Tenant engagement word cloud

Procurement and Tenant Involvement

When the procurement team prepare a tender we spend a great deal of time with internal stakeholders, to ensure the parameters of the tendered contract will fulfill the requirements of the client:-

• Developing the specification
• Identifying KPI’s and performance management
• Ensuring the most appropriate price / quality split
• Writing qualitative questions which allow analysis
• Creating evaluation criteria that is fit for purpose

But do we always get the right balance on the input to these decisions? Is there a role for external stakeholders to play? Those working with the current service providers, as well as the customers receiving the service, can provide valuable feedback and even innovative ideas leading to potentially cost saving solutions.

Ask the customer

In the housing sector, service delivery that is fit for purpose for customers (i.e. tenants and leaseholders) is essential. But even the most experienced housing professional won’t always view service delivery in the same way that the customers will. By consulting with tenants and leaseholders when the contract is being developed we can involve the very people the service provision is being procured for.

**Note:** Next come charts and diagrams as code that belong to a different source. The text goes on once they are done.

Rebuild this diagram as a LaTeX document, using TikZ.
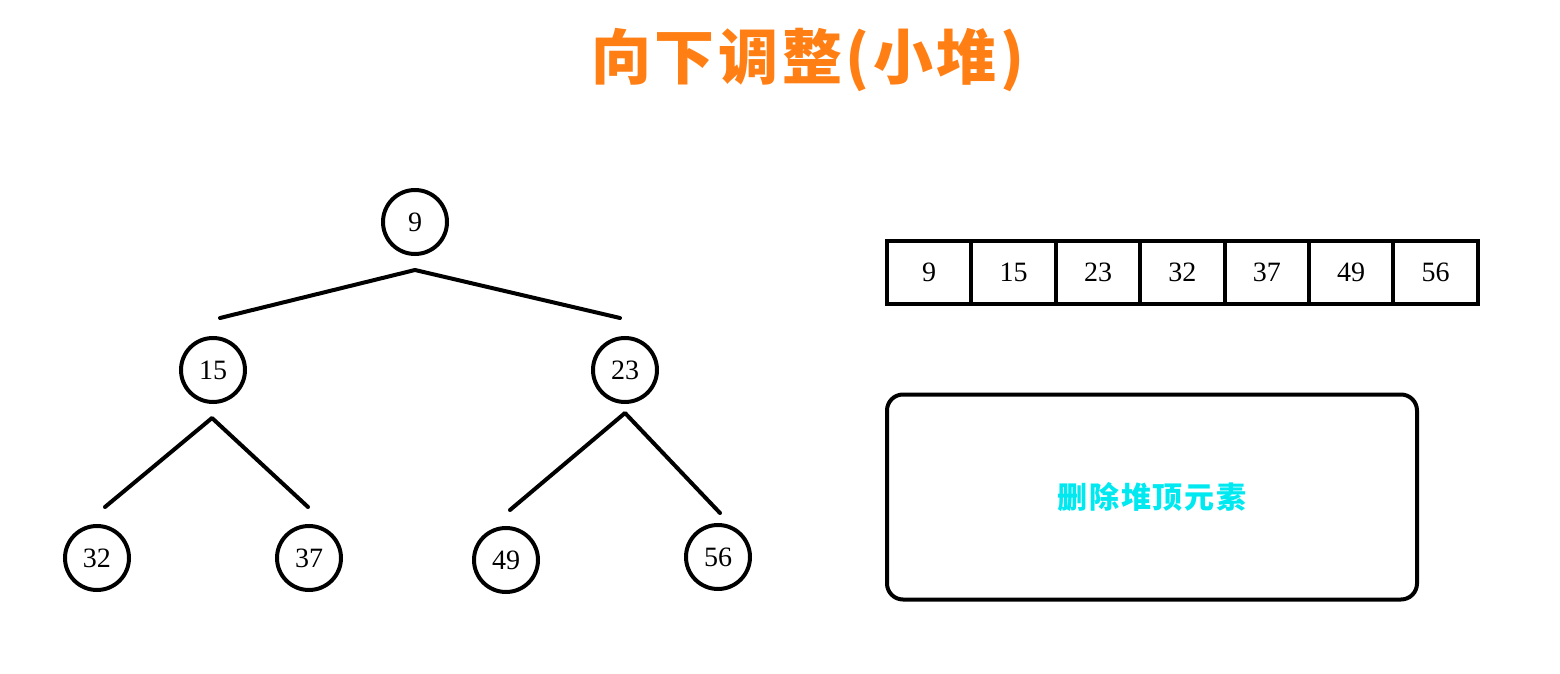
\documentclass[tikz,border=0pt]{standalone}
\usepackage{fontspec}
\setmainfont{Liberation Serif}
\newfontfamily\cjk{Noto Sans CJK SC}[LetterSpace=6]
\usetikzlibrary{positioning}
\definecolor{titleorange}{HTML}{FF7F15}
\definecolor{hintcyan}{HTML}{00E8F0}

\begin{document}
\begin{tikzpicture}[x=0.5pt,y=-0.5pt,
      font=\fontsize{14}{16}\selectfont,
      heapnode/.style={circle,draw,line width=2pt,minimum size=32pt,inner sep=0pt},
      cell/.style={draw,line width=2pt,minimum width=42.2pt,minimum height=31.5pt,inner sep=0pt},
      edge/.style={line width=2pt,line cap=round,line join=round}]

    \useasboundingbox (0,0) rectangle (1560,674);

    \node[text=titleorange,font=\cjk\bfseries\fontsize{30}{33}\selectfont] (title) at (808,60) {向下调整(小堆)};

    % tree
    \node[heapnode] (n9)  at (415,222) {9};
    \node[heapnode] (n15) at (213,370) {15};
    \node[heapnode] (n23) at (625,370) {23};
    \node[heapnode] (n32) at (97,558)  {32};
    \node[heapnode] (n37) at (309,558) {37};
    \node[heapnode] (n49) at (506,560) {49};
    \node[heapnode] (n56) at (718,557) {56};

    \coordinate (top9)  at (415,270);
    \coordinate (l9)    at (220,318);
    \coordinate (r9)    at (620,318);
    \coordinate (top15) at (212,418);
    \coordinate (l15)   at (105,507);
    \coordinate (r15)   at (308,507);
    \coordinate (top23) at (625,413);
    \coordinate (l23)   at (510,510);
    \coordinate (r23)   at (720,513);

    \draw[edge] (l9) -- (top9) -- (r9);
    \draw[edge] (l15) -- (top15) -- (r15);
    \draw[edge] (l23) -- (top23) -- (r23);

    % array
    \node[cell,anchor=north west] (c1) at (885,239) {9};
    \foreach \v [count=\i from 2, evaluate=\i as \j using int(\i-1)] in {15,23,32,37,49,56}
      \node[cell,right=-2pt of c\j] (c\i) {\v};

    % hint box
    \node[draw,line width=2pt,rounded corners=8pt,minimum width=265pt,minimum height=102.5pt,
          text=hintcyan,font=\cjk\bfseries\fontsize{15}{17}\selectfont] (hint) at (1152,497) {删除堆顶元素};
  \end{tikzpicture}
\end{document}
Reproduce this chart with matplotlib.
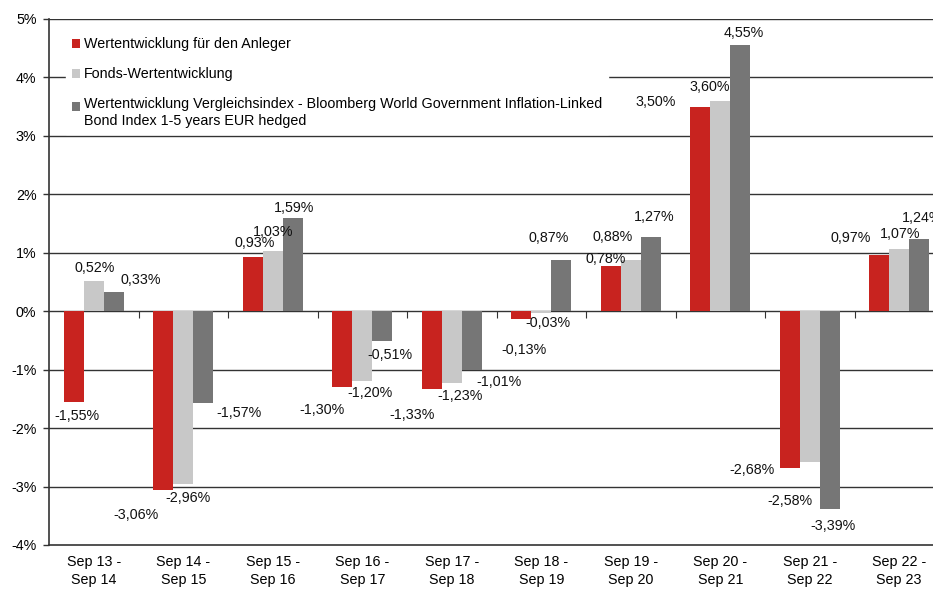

Customer experience and insight is invaluable as the procurement team develop the specification prior to issuing documentation to the market. Contracts for responsive repair, grounds maintenance and communal cleaning are examples of the areas where tenant/leaseholder involvement is not just desirable but essential.

Assessing contract performance

What is the best way to assess performance? Using the same KPI’s that were in the last tender pack?  Or talking to the service users about how they experienced the service delivery and how they think it can be improved?

We can gain insightful information about the performance of the contractors by talking to external stakeholders and getting their views on the measurement, type and frequency of customer satisfaction surveys. It may be that a KPI measurement which previously defined service delivery by volume also needs to be measured by time. For instance: the contractor may have installed the 450 external doors as the contract prescribed; but from the customers view they did not install the doors in the time expected, leading to service dissatisfaction.

Commercial evaluation is usually the domain of procurement, with support from the client. Too often the technical review of the qualitative questions is from a narrow group of internal colleagues only. Their view is incredibly important and should be valued; however this review group can also benefit from the input of tenant experience. Inviting the tenant liaison members to be involved in the qualitative marking allows another perspective and gives a more rounded overall view.

Shared benefits

The benefits of this collaborative way of working are there for everyone. The procurement team is able to develop a robust contract which is fit for purpose. The housing association develops a stronger relationship with tenant groups whilst also receiving free consultancy on their activities. The tenant / leaseholder feels more engaged by being involved in the process. Even the contractor who is appointed to provide the service benefits as they know a tenant panel was involved in the decision to appoint them.
During contract delivery, each of the key stakeholder groups involved in the procurement process will have a better understanding of what was offered; what is expected; how the service will be delivered and how the contract success will be measured. All of these improve the likelihood of good communication between the groups, contract success and higher customer satisfaction. Everyone’s a winner.